This is the mail archive of the
mailing list for the glibc project.
Re: [PATCH v12] Locales: Cyrillic -> ASCII transliteration [BZ #2872] ping for 2.30
- From: Rafal Luzynski <digitalfreak at lingonborough dot com>
- To: Marko Myllynen <myllynen at redhat dot com>, Egor Kobylkin <egor at kobylkin dot com>, libc-alpha at sourceware dot org, libc-locales at sourceware dot org, Carlos O'Donell <carlos at redhat dot com>
- Cc: Siddhesh Poyarekar <siddhesh at gotplt dot org>, Mike Fabian <mfabian at redhat dot com>
- Date: Sat, 20 Apr 2019 00:24:21 +0200 (CEST)
- Subject: Re: [PATCH v12] Locales: Cyrillic -> ASCII transliteration [BZ #2872] ping for 2.30
- References: <firstname.lastname@example.org> <20180412224352.GB2911@altlinux.org> <email@example.com> <firstname.lastname@example.org> <email@example.com> <firstname.lastname@example.org> <email@example.com> <firstname.lastname@example.org> <email@example.com> <firstname.lastname@example.org>
Thank you Siddhesh and Carlos for your involvement in testing this
patch and I apologize Egor and Marko and everyone else who need this
patch to be pushed for my poor involvement. I'd like to reply to
this email from Marko because it summarizes all issues. Also I hope
I will explain the problems which made me stuck.
14.02.2019 17:48 Marko Myllynen <email@example.com> wrote:
> 1) Built-in C locale doesn't read/use any translit_* files and it can't
> have any fallback mechanisms and it only supports ASCII so using GOST
> 7.79 System B in locale/C-translit.h.in (as per patch v12) would seem to
> be the appropriate way to implement Cyrillic transliteration for the
> built-in C locale (it adds some 8KB to the binary).
This sounds like a good idea.
Also, C locale is probably a good way to enforce the plain ASCII
transliteration without any fallback.
> 2) Other locales read/use translit_* files and with them fallbacks and
> non-ASCII are possible so it would seem preferable to first try ISO 9 /
> GOST 7.79 System A
OK, we agree here.
> and only if that fails then use GOST 7.79 System B
> (in which case the end result should match with the built-in C locale).
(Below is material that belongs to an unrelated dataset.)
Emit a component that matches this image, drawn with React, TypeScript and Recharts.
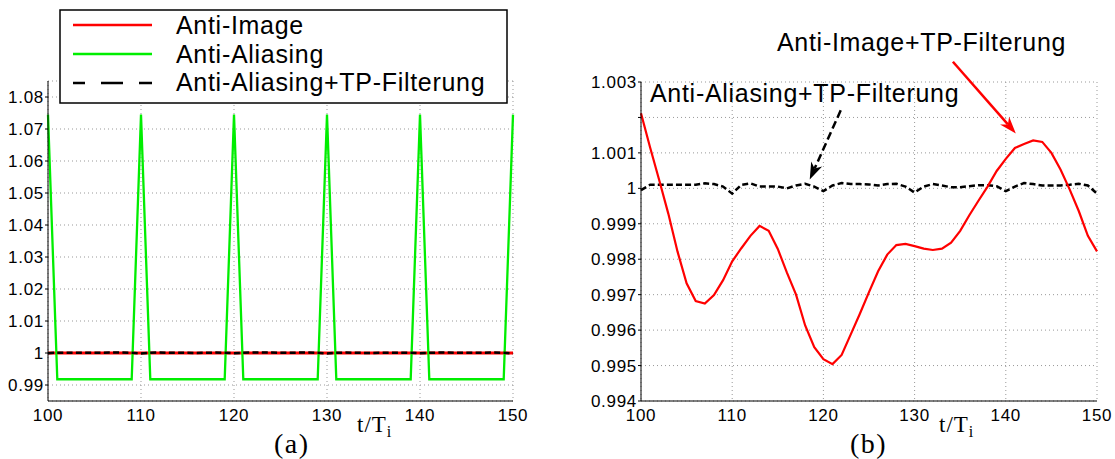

This is impossible due to this case. System A transliterates the Cyrillic
"Х" to Latin "H", system B transliterates it to Latin "X". Transliteration
as implemented in glibc supports a simple fallback algorithm: transliterate
the letter "X" to "YY" but if it is not available then to "ZZ". It can't
support the complex algorithm which we need here: transliterate "X" to "YY"
but if "Q" cannot be transliterated to "RR" then transliterate "X" to "ZZ".
In our case we would like to transliterate "Х" to "X" if "Ш" cannot be
transliterated to "Š". The only thing we can implement is a fallback
transliteration which is similar to System B but not 100% compatible.
This is not the case if we are going to implement only System B in C locale
because we know already that "Š" is unavailable so we have to transliterate
"Х" to "X" always.
> For this the translit_cyrillic file should be added (as per patch v9 +
> changes mentioned in patches v10 and v12).
> 3) Individual locale files can then be updated to use translit_cyrillic
> as appropriate (see patch v9) and language/national specific conventions
> (e.g., SFS 4900 for fi_FI) can be applied on per-locale basis.
Sometimes I wonder whether really any other locale than a language which
uses the Cyrillic script should want to have a Cyrillic transliteration
but on the other hand - why not.
Also I'd like to reiterate other disagreements which we have here:
1. How to handle upper/lower case in System B? Should we transliterate
"Ш" to "SH" or "Sh"? Should we maybe implement a smart context based
casing algorithm first? I mean the algorithm which would detect if
an uppercase letter appears as the first letter of otherwise lowercase
word so should be transliterated as "Sh", or maybe it's in a context
of a fully uppercase word so should be transliterated as "SH".
I think that uconv implements this algorithm.
2. How to handle ambiguous transliterations like "Схема" -> "Shema"
vs. "Шема" -> "Shema"? "SHema"?
3. How to handle the characters which are proper letters in Cyrillic
and have an upper and lower case like a hard and soft sign but are
transliterated to punctuation characters (grave accent "`")?
Should we transliterate upper and lower case to the same character
or should we mark them somehow? uconv adds Unicode combining low
line to the grave accent (so the output is "`̲") if the original
Cyrillic character was uppercase. But this is unavailable if
our target charset is ASCII.
Regarding the test cases which I mentioned the other day I discussed
this with Dmitry and he convinced me that requiring the test cases is
the bar set too high so I agree we don't need to require them already.